Joining Capital District OTB in the Article 78 petition were Catskill Regional Off-Track Betting Corp. in Pomona and Western Regional Off-Track Betting Corp. in Batavia, both of which also operate upstate, as well as Long Island counterparts Nassau Regional Off-Track Betting Corp. in Hempstead and Suffolk Regional Off-Track Betting Corp. in Hauppauge.

The suit contends that despite a letter from the OTBs pointing out that MOE payments “are not due to regional harness tracks … for those days that they conducted races outside of the protected nighttime hours,” the subsidy was kept in place and the Racing and Wagering Board “gave no rationale or explanation for its determination in this regard.” Six harness-track operators were named as respondents in the suit. Five of the tracks — Saratoga Raceway, Buffalo Raceway, Tioga Downs, Vernon Downs and Monticello Raceway — “held substantial numbers of their races outside the protected nighttime hours,” according to the complaint. The sixth respondent operates Yonkers Raceway.

Crystal Beauchemin, marketing media specialist at Saratoga Casino and Raceway, said Monday the harness tracks have been backed on appeal before in regard to the MOE payments, and are confident the same will occur this time.

The OTBs, public benefit corporations that date to the 1970s, offer pari-mutuel wagering on harness and thoroughbred horse races to bettors who can’t make it to a track. The races occur within New York, in other states and in foreign countries.

Money wagered on a race at a track is combined with the bets made at the OTBs to create a pari-mutuel pool. From that, payouts are made for winning tickets — less percentages specified by state racing law for “retained commissions,” according to the Article 78 complaint.

Those commissions are distributed according to a complex formula set by statute that includes New York tracks (for use in operations and to fund horsemen’s purses); the state (in taxes and fees); and state-chartered funds for the benefit of horse breeders. Lastly, the complaint states, “The balance remaining after such statutorily mandated distributions and taxes, and after payment of the OTBs’ operating expenses and debt service, is required to be paid to local governments within the regions of each of the OTBs.” New York’s OTBs also are allowed to display simulcasts of races — televised live broadcasts — and accept bets on them. As with the on-track wagers, money bet on the simulcast races also becomes part of the retained commissions that are distributed to industry and government.
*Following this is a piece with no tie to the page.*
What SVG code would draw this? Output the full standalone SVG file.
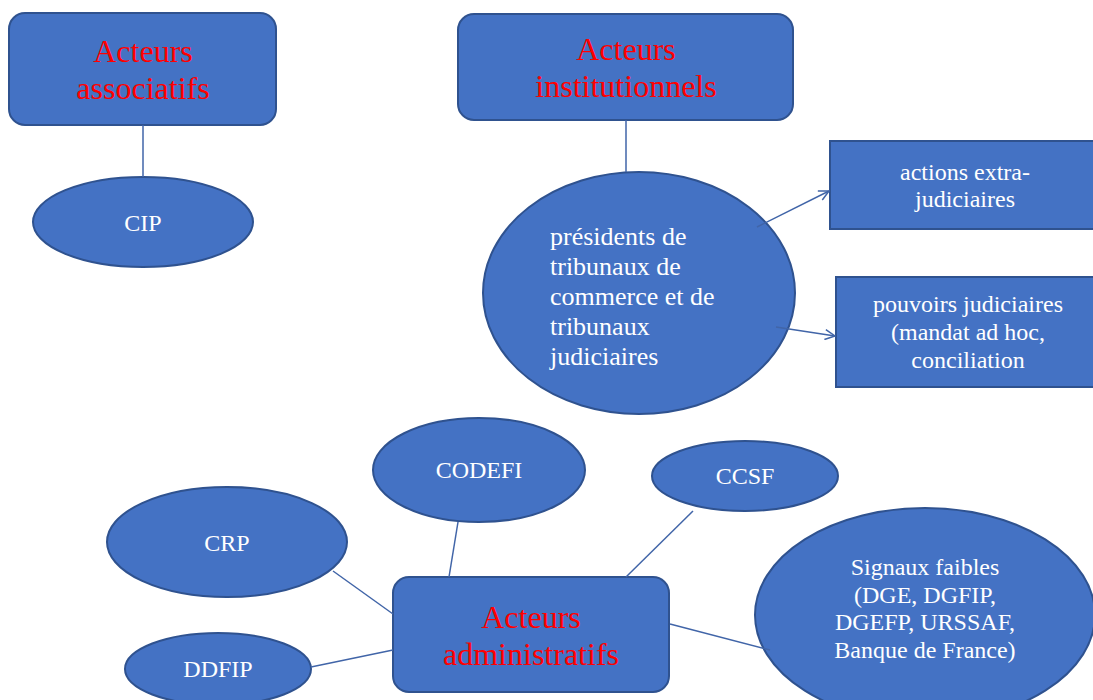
<svg xmlns="http://www.w3.org/2000/svg" width="1093" height="700" viewBox="0 0 1093 700">
<defs>
<style>
.shape{fill:#4472C4;stroke:#2F528F;stroke-width:2}
.title{font-family:"Liberation Serif","Times New Roman",serif;font-size:32px;fill:#FF0000;text-anchor:middle}
.lbl{font-family:"Liberation Serif","Times New Roman",serif;font-size:24px;fill:#FFFFFF;text-anchor:middle}
.conn{stroke:#4165A8;stroke-width:1.5;fill:none}
</style>
<marker id="arr" viewBox="0 0 12 12" refX="11" refY="6" markerWidth="12" markerHeight="12" markerUnits="userSpaceOnUse" orient="auto">
<path d="M1,1 L11,6 L1,11" fill="none" stroke="#4165A8" stroke-width="1.5"/>
</marker>
</defs>
<rect width="1093" height="700" fill="#FFFFFF"/>
<g id="acteurs-associatifs">
<rect class="shape" x="9" y="13" width="267" height="112" rx="16"/>
<text class="title" x="143" y="62">Acteurs</text>
<text class="title" x="143" y="99">associatifs</text>
</g>
<g id="cip">
<ellipse class="shape" cx="143" cy="222" rx="110" ry="45"/>
<text class="lbl" x="143" y="231">CIP</text>
</g>
<g id="acteurs-institutionnels">
<rect class="shape" x="458" y="14" width="335" height="106" rx="16"/>
<text class="title" x="626" y="60">Acteurs</text>
<text class="title" x="626" y="97">institutionnels</text>
</g>
<g id="presidents">
<ellipse class="shape" cx="639" cy="293" rx="156" ry="121"/>
<text font-family="'Liberation Serif','Times New Roman',serif" font-size="26" fill="#FFFFFF">
<tspan x="550" y="245">présidents de</tspan>
<tspan x="550" y="275">tribunaux de</tspan>
<tspan x="550" y="305">commerce et de</tspan>
<tspan x="550" y="335">tribunaux</tspan>
<tspan x="550" y="365">judiciaires</tspan>
</text>
</g>
<g id="actions-extra">
<rect class="shape" x="830" y="141" width="270" height="88"/>
<text class="lbl" x="965" y="180">actions extra-</text>
<text class="lbl" x="965" y="207">judiciaires</text>
</g>
<g id="pouvoirs-judiciaires">
<rect class="shape" x="836" y="277" width="264" height="110"/>
<text class="lbl" x="968" y="312">pouvoirs judiciaires</text>
<text class="lbl" x="968" y="340">(mandat ad hoc,</text>
<text class="lbl" x="968" y="368">conciliation</text>
</g>
<g id="codefi">
<ellipse class="shape" cx="479" cy="470" rx="106" ry="52"/>
<text class="lbl" x="479" y="478">CODEFI</text>
</g>
<g id="ccsf">
<ellipse class="shape" cx="745" cy="476" rx="93" ry="35"/>
<text class="lbl" x="745" y="484">CCSF</text>
</g>
<g id="crp">
<ellipse class="shape" cx="227" cy="542" rx="120" ry="55"/>
<text class="lbl" x="227" y="551">CRP</text>
</g>
<g id="ddfip">
<ellipse class="shape" cx="218" cy="669" rx="93" ry="36"/>
<text class="lbl" x="218" y="677">DDFIP</text>
</g>
<g id="acteurs-administratifs">
<rect class="shape" x="393" y="577" width="276" height="115" rx="16"/>
<text class="title" x="531" y="628">Acteurs</text>
<text class="title" x="531" y="665">administratifs</text>
</g>
<g id="signaux-faibles">
<ellipse class="shape" cx="925" cy="615" rx="170" ry="107"/>
<text class="lbl" x="925" y="575">Signaux faibles</text>
<text class="lbl" x="925" y="603">(DGE, DGFIP,</text>
<text class="lbl" x="925" y="630">DGEFP, URSSAF,</text>
<text class="lbl" x="925" y="658">Banque de France)</text>
</g>
<g id="connectors">
<line class="conn" x1="143" y1="125" x2="143" y2="177"/>
<line class="conn" x1="626" y1="120" x2="626" y2="172"/>
<line class="conn" x1="757" y1="227" x2="829" y2="191" marker-end="url(#arr)"/>
<line class="conn" x1="776" y1="327" x2="835" y2="336" marker-end="url(#arr)"/>
<line class="conn" x1="333" y1="571" x2="393" y2="614"/>
<line class="conn" x1="311" y1="667" x2="393" y2="650"/>
<line class="conn" x1="458" y1="522" x2="449" y2="577"/>
<line class="conn" x1="693" y1="511" x2="626" y2="577"/>
<line class="conn" x1="670" y1="624" x2="770" y2="650"/>
</g>
</svg>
It is only since 2003, though, that the OTBs have been allowed to conduct simulcasts of nighttime thoroughbred races. That was also when the harness tracks began receiving the MOE payments, which the Article 78 complaint says were designed to protect them “from competition and potential loss of market share due to the simulcasting … by preserving the then-existing levels of certain commissions received by regional harness tracks from the OTBs.” The Racing and Wagering Board, which regulates horse racing and wagering in the state, sets the harness tracks’ MOE payments, which must be “at least as much as they received in 2002 [the year before the statute was enacted] from the OTBs for nighttime harness racing,” according to the complaint.

Since 2003, though, Saratoga, Buffalo and Monticello raceways “made the business decision to conduct races during the afternoon hours and not during the protected nighttime hours,” the complaint contends. Last year, it says, those tracks, plus Tioga Downs and Vernon Downs, were scheduling afternoon races.

The Article 78 complaint also contends the MOE payments run contrary to a 2009 governor’s executive order that attempted to dial back on state mandates. No state agency is supposed to attempt any action that could become a burden on local governments “without an accounting of the impact,” according to the complaint.

MOE payments made to harness tracks that race in the afternoon are tantamount to mandates, the complaint states, because local governments get a share of the OTBs’ retained commissions. “The MOE payments reduce, dollar for dollar, payments made by the OTBs to local governments and, thus, increase property taxes of the local governments,” according to the complaint.

The OTBs want a judgment that finds the MOE program in violation of the executive order and that ends MOE payments to the tracks for days they race in the afternoon.